Solution:  Careful applicant screening and reference checking of participants, and a probationary period.
Pitfall: Participants tempted to buy basic goods from the global economy (e.g. clothes) because they are cheaper than basic goods manufactured by the village.
Solution: A prerequisite for working on the project will be that all basic goods will be produced and consumed (except for surplus, which may be exported) on the premises. This is a social contract which will be mostly self-regulated, but the director of human resources could fire anyone who breaks the contract. The same mechanisms of government regulation and individual self-regulation operate when people in the global economy refuse to support slavery, even though products manufactured by slaves may be cheaper than those manufactured by wage earners. Market values have to be subordinated to ethical/moral values, not the other way around.
Pitfall: Participants do not have enough financial incentive, especially after the initial stages, when they stopped getting paid.
Solution:  If the project is successful, the incentive for continuing to produce and consume basic goods locally is more time to pursue creative activities, deeper human relations, more individual empowerment and more connection to nature. If people want to make money in the global economy they will be free to do so as far as luxury goods (or surplus of locally manufactured basic goods), and may be subject to the financial incentives of the global economy.
Pitfall: Some people perform in a substandard manner.
Solution: Just like in any company, there are performance evaluations and opportunities to change direction. In the initial stages, people can be fired, but later substandard performance will be corrected by economic means, that is by participants not bartering with or buying from the substandard performers, just like in any free market.
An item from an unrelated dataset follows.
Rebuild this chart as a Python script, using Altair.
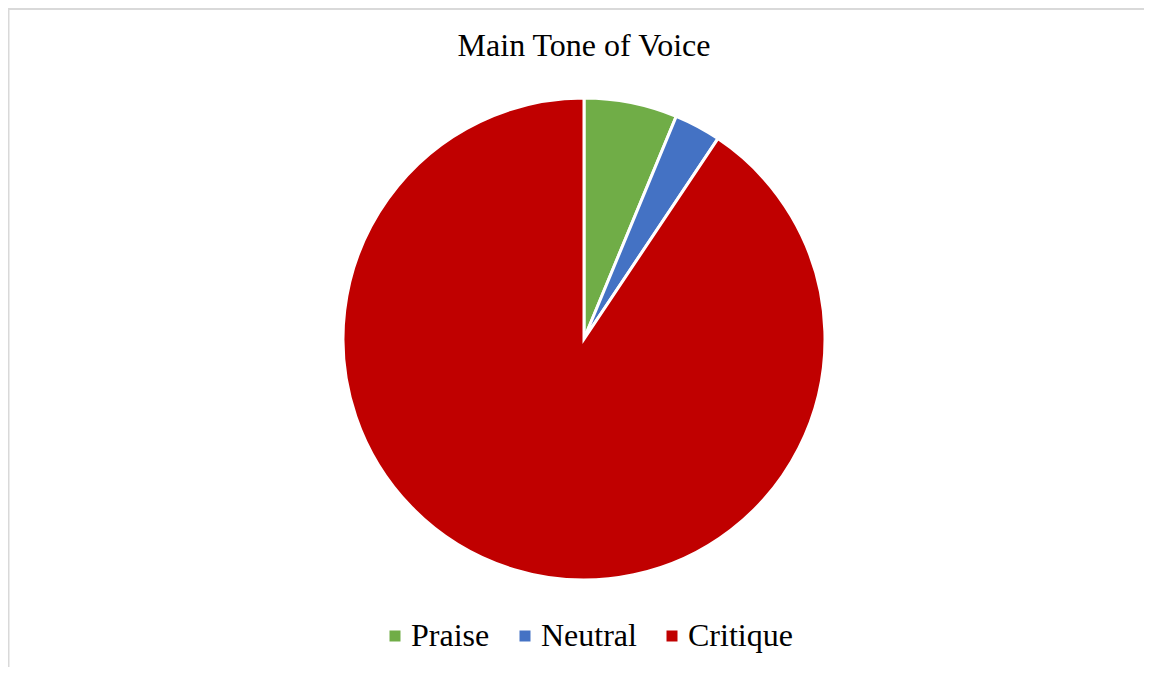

Pitfall: Interpersonal conflict.
Solution:  Conflict is unavoidable, but there are ways of dealing with it gracefully and these will be studied and implemented (e.g. Non Violent Communication). Also friendly competition can stimulate creativity.
Pitfall: The initial group may be exclusive and isolationist.
Solution: An attitude of service, philanthropy and social justice will be cultivated. Some initial isolationism and exclusivity is necessary to start the project, but will be detrimental if continued after the first few years. For more about why isolationism is not a bad thing for the initial stages, see the hyperlink on page 4.
Pitfall: Economists will balk at local economies because they think that they do not take into account comparative advantage, even for basic needs like food.  
Pitfall: Strictly Local Production of the basic goods of food, water, shelter, healthcare and clothes will not be possible.
Solution: Some technologies are better than others when the strictly local constraint is imposed. If a technology leads to non-local production, it will be abandoned in favor of one which can be kept local.
Pitfall: The project sounds like socialism.
Solution: The project does involve a planned aspect. But this planning is for a technology ecosystem, not for an economy. The economy that evolves from this technological opportunity is unknown. It may involve market economy, gift economy, coops, etc. The other reason this is not a socialist project is because the planning (and implementation) is on a village scale, not on a notion-state or more global scale. Also, thought the initial planning is partially hierarchical, the governance of the village is not determined at this stage. I hope it can be run by consensus.
Conclusion:
This is an opportunity for x to fund an innovative quest for solutions to some entrenched ills of the industrialized global economy and to preserve that which is best in our civilization in the face of dwindling fossil fuel supplies.  With the risks of widespread social disruption from a financial or economic collapse, it is essential to develop diverse, local safety nets, which will protect and empower resilient communities of free individuals.  Luxury lifestyles notwithstanding, the basic needs of a small group can be met with local, appropriate, environmentally benign technology.  When this foundation of Local Economies for Basic Needs is laid, a society is more likely to stay open than slide into fascism.